Россияне так никогда и не добились превосходства в воздухе. Поскольку они не достигли его, у них не было непосредственной авиационной поддержки сухопутных войск. Еще одна вещь, которую все ждали, но они ее не сделали, — это эффективное использование РЭБ: глушить и отключать электронику. Мы пока не знаем, почему они этого не сделали. Во-первых, российские и украинские радиоприемники были, по сути, одними и теми же аппаратами старой советской сборки, использовавшими тот же спектр и диапазон частот. То есть, если вы закрываете украинские радиостанции, то, возможно, вы перекроете и свою связь.
Другая причина могла заключаться в том, что россияне рассчитывали захватить коммерческий эфир, теле- и радиостанции, чтобы запустить свою пропаганду. Эту задачу поставили российскому спецназу и спецслужбам, но они не справились. У них много спецслужб, и обычно мы думаем, что они хороши. Но их спецслужбы, насколько я могу судить, не сыграли значительной роли в военных операциях. Все думали, что они будут намного эффективнее. Их десантники также были далеко не так эффективны, как мы думали.

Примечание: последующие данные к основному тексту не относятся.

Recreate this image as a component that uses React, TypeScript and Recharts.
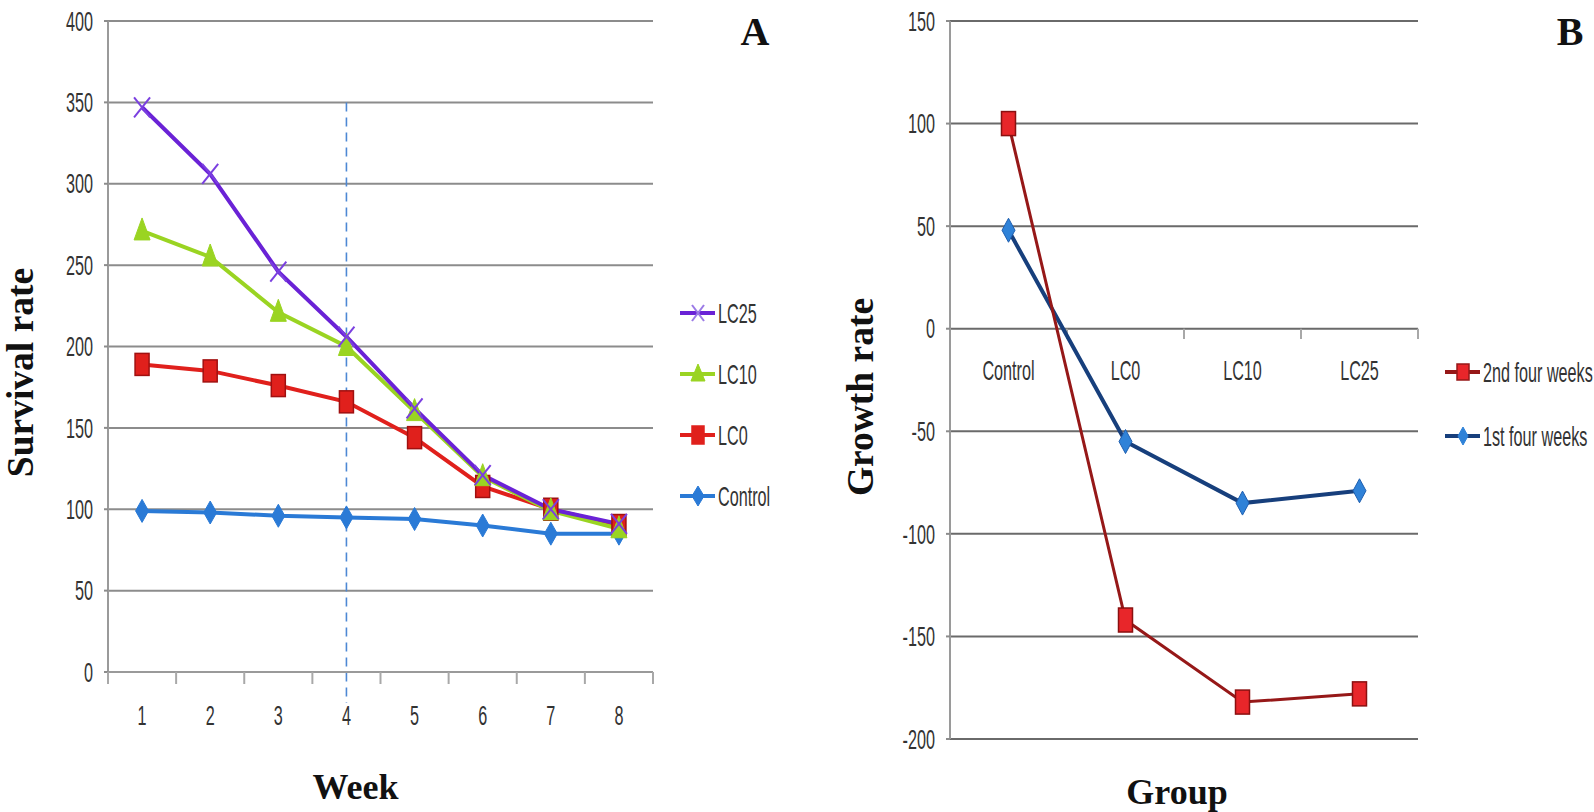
import React from 'react';
import { LineChart, Line, XAxis, YAxis, CartesianGrid, ReferenceLine, Legend, LabelList } from 'recharts';

// ---------- Panel A data ----------
const weeks = [1, 2, 3, 4, 5, 6, 7, 8];
const lc25 = [347, 306, 246, 206, 162, 121, 100, 91];
const lc10 = [271, 255, 221, 200, 160, 120, 99, 88];
const lc0 = [189, 185, 176, 166, 144, 114, 100, 90];
const control = [99, 98, 96, 95, 94, 90, 85, 85];
const survivalTicks = [0, 50, 100, 150, 200, 250, 300, 350, 400];
const weekTicks = [0.5, 1, 1.5, 2, 2.5, 3, 3.5, 4, 4.5, 5, 5.5, 6, 6.5, 7, 7.5, 8, 8.5];

// ---------- Panel B data ----------
const groups = ['Control', 'LC0', 'LC10', 'LC25'];
const secondFour = [100, -142, -182, -178];
const firstFour = [48, -55, -85, -79];
const growthTicks = [-200, -150, -100, -50, 0, 50, 100, 150];
const groupBoundaries = [0.5, 1.5, 2.5, 3.5];

const dataA = weeks.map((w, i) => ({ week: w, LC25: lc25[i], LC10: lc10[i], LC0: lc0[i], Control: control[i] }));
const dataB = groups.map((g, i) => ({ idx: i, group: g, second: secondFour[i], first: firstFour[i], zero: 0 }));

const C = {
  lc25: '#6a22d6',
  lc10: '#9ad422',
  lc0: '#e0201c',
  lc0Edge: '#a01010',
  control: '#2a7ad6',
  grid: '#8c8c8c',
  text: '#333333',
  secondLine: '#961818',
  secondMark: '#e8262a',
  firstLine: '#173f7c',
  firstMark: '#2f82d8',
};

const TICK_FONT = '"Liberation Sans", Arial, sans-serif';
const SERIF = '"Liberation Serif", "Times New Roman", serif';

// ---------- markers ----------
const XMark = (color: string, w = 8, h = 10) => (p: any) => {
  const { cx, cy } = p;
  if (cx == null || cy == null) return null;
  return (
    <g key={p.key ?? `${cx}-${cy}`}>
      <line x1={cx - w} y1={cy - h} x2={cx + w} y2={cy + h} stroke={color} strokeWidth={2} />
      <line x1={cx - w} y1={cy + h} x2={cx + w} y2={cy - h} stroke={color} strokeWidth={2} />
    </g>
  );
};
const TriMark = (color: string, w = 8, up = 13, down = 9) => (p: any) => {
  const { cx, cy } = p;
  if (cx == null || cy == null) return null;
  return (
    <polygon key={p.key ?? `${cx}-${cy}`} points={`${cx},${cy - up} ${cx - w},${cy + down} ${cx + w},${cy + down}`} fill={color} stroke={color} strokeWidth={1} />
  );
};
const SquareMark = (color: string, edge: string, w = 7, h = 11) => (p: any) => {
  const { cx, cy } = p;
  if (cx == null || cy == null) return null;
  return <rect key={p.key ?? `${cx}-${cy}`} x={cx - w} y={cy - h} width={w * 2} height={h * 2} fill={color} stroke={edge} strokeWidth={1.5} />;
};
const DiamondMark = (color: string, w = 6.5, h = 11.5, edge?: string) => (p: any) => {
  const { cx, cy } = p;
  if (cx == null || cy == null) return null;
  return (
    <polygon key={p.key ?? `${cx}-${cy}`} points={`${cx},${cy - h} ${cx + w},${cy} ${cx},${cy + h} ${cx - w},${cy}`} fill={color} stroke={edge ?? color} strokeWidth={1} />
  );
};

// ---------- ticks ----------
const YTick = (p: any) => {
  const { x, y, payload } = p;
  return (
    <g transform={`translate(${x},${y})`}>
      <text transform="scale(0.6,1)" textAnchor="end" dy="0.36em" fontSize={27} fill={C.text} fontFamily={TICK_FONT}>
        {payload.value}
      </text>
    </g>
  );
};

const WeekTick = (p: any) => {
  const { x, y, payload } = p;
  const v = payload.value;
  if (Number.isInteger(v)) {
    return (
      <g transform={`translate(${x},${y + 43})`}>
        <text transform="scale(0.6,1)" textAnchor="middle" dy="0.36em" fontSize={27} fill={C.text} fontFamily={TICK_FONT}>
          {v}
        </text>
      </g>
    );
  }
  return <line x1={x} y1={y} x2={x} y2={y + 12} stroke="#a8a8a8" strokeWidth={2} />;
};

const GroupLabel = (p: any) => {
  const { x, y, value } = p;
  return (
    <g transform={`translate(${x},${y + 42})`}>
      <text transform="scale(0.6,1)" textAnchor="middle" dy="0.36em" fontSize={27} fill={C.text} fontFamily={TICK_FONT}>
        {value}
      </text>
    </g>
  );
};

// ---------- legends ----------
type LegItem = { label: string; color: string; mark: (p: any) => any };
const makeLegend = (items: LegItem[], gap: number) => () => (
  <svg width={200} height={items.length * gap} style={{ display: 'block', overflow: 'visible' }}>
    {items.map((it, i) => {
      const cy = i * gap + 14;
      return (
        <g key={it.label}>
          <line x1={0} y1={cy} x2={35} y2={cy} stroke={it.color} strokeWidth={4} />
          {it.mark({ cx: 18, cy, key: it.label })}
          <g transform={`translate(38,${cy})`}>
            <text transform="scale(0.6,1)" dy="0.36em" fontSize={27} fill={C.text} fontFamily={TICK_FONT}>
              {it.label}
            </text>
          </g>
        </g>
      );
    })}
  </svg>
);

const legendA = makeLegend(
  [
    { label: 'LC25', color: C.lc25, mark: XMark('#9b7ae6', 6, 8) },
    { label: 'LC10', color: C.lc10, mark: TriMark(C.lc10, 7, 10, 7) },
    { label: 'LC0', color: C.lc0, mark: SquareMark(C.lc0, C.lc0, 6, 9) },
    { label: 'Control', color: C.control, mark: DiamondMark(C.control, 6, 10) },
  ],
  61
);

const legendB = makeLegend(
  [
    { label: '2nd four weeks', color: C.secondLine, mark: SquareMark(C.secondMark, C.secondLine, 6, 8) },
    { label: '1st four weeks', color: C.firstLine, mark: DiamondMark(C.firstMark, 5, 9) },
  ],
  64
);

const axisTitle = (text: string, dx: number, dy: number) => (p: any) => {
  const vb = p.viewBox;
  return (
    <text x={vb.x + vb.width / 2 + dx} y={vb.y + dy} textAnchor="middle" dominantBaseline="central" fontFamily={SERIF} fontWeight="bold" fontSize={36} fill="#111">
      {text}
    </text>
  );
};
const yTitle = (text: string, cxAbs: number, cyOffset: number) => (p: any) => {
  const vb = p.viewBox;
  const cx = vb.x + cxAbs;
  const cy = vb.y + vb.height / 2 + cyOffset;
  return (
    <text x={cx} y={cy} transform={`rotate(-90,${cx},${cy})`} textAnchor="middle" dominantBaseline="central" fontFamily={SERIF} fontWeight="bold" fontSize={37.5} fill="#111">
      {text}
    </text>
  );
};

const legendWrap = (left: number, top: number) => ({
  position: 'absolute' as const,
  left,
  top,
  width: 0,
  height: 0,
  overflow: 'visible' as const,
});

export default function App() {
  return (
    <div style={{ position: 'absolute', left: 0, top: 0, width: 1594, height: 812, background: '#fff' }}>
      {/* Panel A */}
      <div style={{ position: 'absolute', left: 0, top: 0 }}>
        <LineChart width={800} height={812} data={dataA} margin={{ top: 21, right: 147, left: 0, bottom: 80 }}>
          <CartesianGrid horizontal vertical={false} stroke={C.grid} strokeWidth={2} />
          <XAxis
            dataKey="week"
            type="number"
            domain={[0.5, 8.5]}
            ticks={weekTicks}
            interval={0}
            tick={WeekTick}
            tickLine={false}
            tickSize={0}
            tickMargin={0}
            height={60}
            axisLine={{ stroke: '#9a9a9a', strokeWidth: 2 }}
            label={{ content: axisTitle('Week', -25, 115) }}
          />
          <YAxis
            domain={[0, 400]}
            ticks={survivalTicks}
            interval={0}
            width={108}
            tick={YTick}
            tickLine={{ stroke: C.grid, strokeWidth: 2 }}
            tickSize={4}
            tickMargin={11}
            axisLine={{ stroke: '#9a9a9a', strokeWidth: 2 }}
            label={{ content: yTitle('Survival rate', 20, 26) }}
          />
          <ReferenceLine
            segment={[{ x: 4, y: 350 }, { x: 4, y: -19 }]}
            ifOverflow="visible"
            stroke="#4d88d4"
            strokeWidth={1.6}
            strokeDasharray="9 6"
          />
          <Line dataKey="Control" stroke={C.control} strokeWidth={4} dot={DiamondMark(C.control, 6.5, 11.5)} isAnimationActive={false} />
          <Line dataKey="LC0" stroke={C.lc0} strokeWidth={4} dot={SquareMark(C.lc0, C.lc0Edge, 7, 11)} isAnimationActive={false} />
          <Line dataKey="LC10" stroke={C.lc10} strokeWidth={4} dot={TriMark(C.lc10, 8, 13, 9)} isAnimationActive={false} />
          <Line dataKey="LC25" stroke={C.lc25} strokeWidth={4} dot={XMark('#7a3fe0', 8, 10)} isAnimationActive={false} />
          <Legend content={legendA} layout="vertical" align="right" verticalAlign="top" wrapperStyle={legendWrap(680, 299)} />
        </LineChart>
      </div>
      <div style={{ position: 'absolute', left: 700, top: 8, fontFamily: SERIF, fontWeight: 'bold', fontSize: 40, color: '#111', width: 110, textAlign: 'center' }}>A</div>

      {/* Panel B */}
      <div style={{ position: 'absolute', left: 820, top: 0 }}>
        <LineChart width={774} height={812} data={dataB} margin={{ top: 21, right: 176, left: 0, bottom: 13 }}>
          <CartesianGrid horizontal vertical={false} stroke="#6a6a6a" strokeWidth={2} />
          <XAxis
            dataKey="idx"
            type="number"
            domain={[-0.5, 3.5]}
            ticks={groupBoundaries}
            tick={false}
            tickLine={false}
            axisLine={false}
            height={60}
            label={{ content: axisTitle('Group', -7, 53) }}
          />
          <YAxis
            domain={[-200, 150]}
            ticks={growthTicks}
            interval={0}
            width={130}
            tick={YTick}
            tickLine={{ stroke: C.grid, strokeWidth: 2 }}
            tickSize={4}
            tickMargin={11}
            axisLine={{ stroke: '#9a9a9a', strokeWidth: 2 }}
            label={{ content: yTitle('Growth rate', 40, 17) }}
          />
          {groupBoundaries.map((b) => (
            <ReferenceLine key={b} segment={[{ x: b, y: 0 }, { x: b, y: -5 }]} stroke="#a8a8a8" strokeWidth={2} />
          ))}
          <Line dataKey="zero" stroke="none" dot={false} legendType="none" isAnimationActive={false}>
            <LabelList dataKey="group" content={GroupLabel} />
          </Line>
          <Line dataKey="first" stroke={C.firstLine} strokeWidth={4} dot={DiamondMark(C.firstMark, 6.5, 12, '#1f5fb0')} isAnimationActive={false} />
          <Line dataKey="second" stroke={C.secondLine} strokeWidth={3} dot={SquareMark(C.secondMark, '#8a1010', 7, 12)} isAnimationActive={false} />
          <Legend content={legendB} layout="vertical" align="right" verticalAlign="top" wrapperStyle={legendWrap(625, 358)} />
        </LineChart>
      </div>
      <div style={{ position: 'absolute', left: 1515, top: 8, fontFamily: SERIF, fontWeight: 'bold', fontSize: 40, color: '#111', width: 110, textAlign: 'center' }}>B</div>
    </div>
  );
}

ГЕНЕРАЛ СКОТТ БЕРРИЕР: Всегда в истории российская армия — это армия, которая учится. Кажется, что они пока не усваивают много уроков. Или, быть может, им слишком сложно применять на практике уроки, которые они усваивают. Во время Второй мировой войны они действительно становились все лучше по мере того, как шла война. Мы не видим, чтобы они в значительной степени применяли выученные уроки в ходе сегодняшнего конфликта. Им потребуются годы, чтобы восстановить свою армию, независимо от того, как продолжится война.